Thomas Lin "Leveraging Knowledge Bases in Web Text Processing" (2012, Microsoft)
Dr. Stefan Schoenmackers "Inference over the Web" (2011, Decide.com)
Dr. Michele Banko (2009, Startups). Michele's dissertation,
Open Information Extraction for the Web, investigated the problem of
extracting information from arbitrary Web text in a scalable,
domain-independent manner.
Dr.
Mike Cafarella (2009, University of Michigan). Mike's
dissertation, Extracting and Managing Structured Web Data, bridged the
gap between information extraction and databases. Co-advisors:
Dan Suciu and Alon Halevy.
Dr. Doug
Downey (2008, Northwestern University). Doug's dissertation,
Redundancy in Web-scale Information Extraction: Probabilistic Model and
Experimental Result, investigated in depth what we can learn from
finding extractions repeatedly in the Web corpus.
Dr. Alex
Yates (2007, Temple University). Alex's dissertation,
Information Extraction from the Web: Techniques and Applications,
investigated the problem of unsupervised synonym resolution on the
Web.
Dr. Ana-Maria
Popescu (2007, Yahoo Research).
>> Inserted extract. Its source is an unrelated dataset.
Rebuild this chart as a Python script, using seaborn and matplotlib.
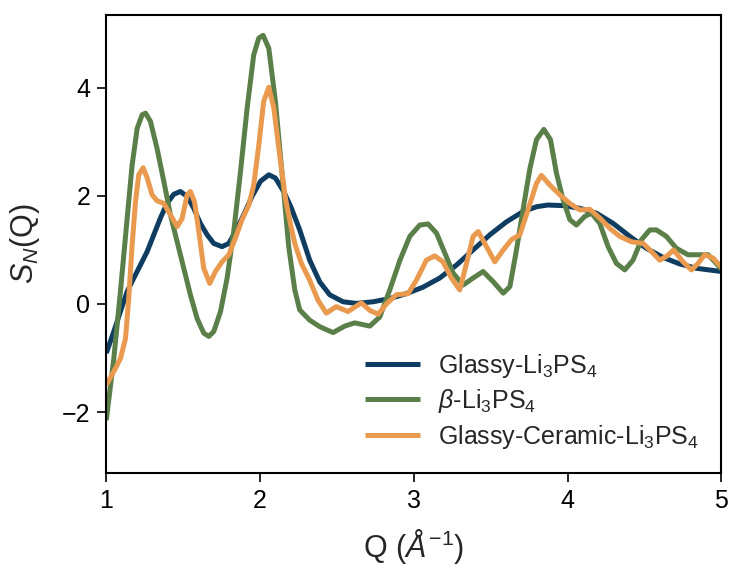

Ana-Maria's
dissertation, Information Extraction from Unstructured Web Text,
investigated how to extract high-quality information from Web
text. Her most impressive demonstration was the Opine system,
which extracted product attributes, and associated opinions, from
reviews found on-line.
Dr.
Luke McDowell (2004, U.S. Naval Academy). Luke's
dissertation, Bringing Meaning to the Masses, investigated how to make
the Semantic Web a reality and how to generalize the vision to
encompass email as well. Co-advisor: Alon Halevy.
Dr. Mike Perkowitz.
(2000, Amazon, Intel Research, Startups) Mike's dissertation,
Adaptive Web Sites, investigated web sites that automatically
reconfigure their layout and presentation by analyzing user access
patterns recorded in their server logs.
Dr. Oren Zamir (1999, Google). Oren's dissertation,
Clustering
Web Documents: A Phrase-Based Method for Grouping Search Engine
Results, investigated the use of a novel and fast clustering algorithm
to group the results of Web search engines into easily-browsed
clusters. The most distinctive aspect of the algorithm was its
treatment of documents as strings of words, represented by a suffix
tree, in contrast with the standard vector-based representation.
Dr. Erik Selberg (1999,
Microsoft). Erik's dissertation, Towards Comprehensive Web
Search, explored meta-search as embodied in MetaCrawler. The
dissertation was the first to show (back in WWW4, 1995) that the
fraction of the Web covered by individual search engines
such as Alta Vista and Lycos was very limited, demonstrating the need
for meta-search engines.
Dr. Keith Golden (1997, NASA Ames, Google). Keith's
dissertation, Planning Support for Softbots, investigated novel
planning and knowledge representation techniques to support
softbots. Primary advisor: Dan Weld.
Dr. Neal Lesh
(1997, MERL, Harvard MPH, D-Tree International). Neal's
dissertation, Scalable and Adaptive Goal Recognition, focused on
automating the construction of plan libraries adapting techniques from
planning and concept learning. His objective was to scale up goal
recognition to domains containing millions of
plans and goals.
Dr.
Richard Segal (1996, IBM Watson research center). Richard's
dissertation, Machine Learning as Massive Search, focused on data
mining using massive search: our BRUTE data mining software can analyze
over 100,000 hypotheses per second, when run on a SPARC-10.
Masters Students Advised
Tessa
Lau.
Master's thesis: Privacy in a Collaborative Web Browsing Environment,
1997. (UW PhD with Weld and Domingos, now at IBM).
Marc
Langheinrich. Master's thesis: A domain independent architecture
for efficient information retrieval on the World Wide Web, 1997
(University of Lugano in Switzerland).
Jonathan Shakes. Master's thesis: Dynamic Reference Sifting: a
Case Study in the Homepage Domain, 1996. (Amazon).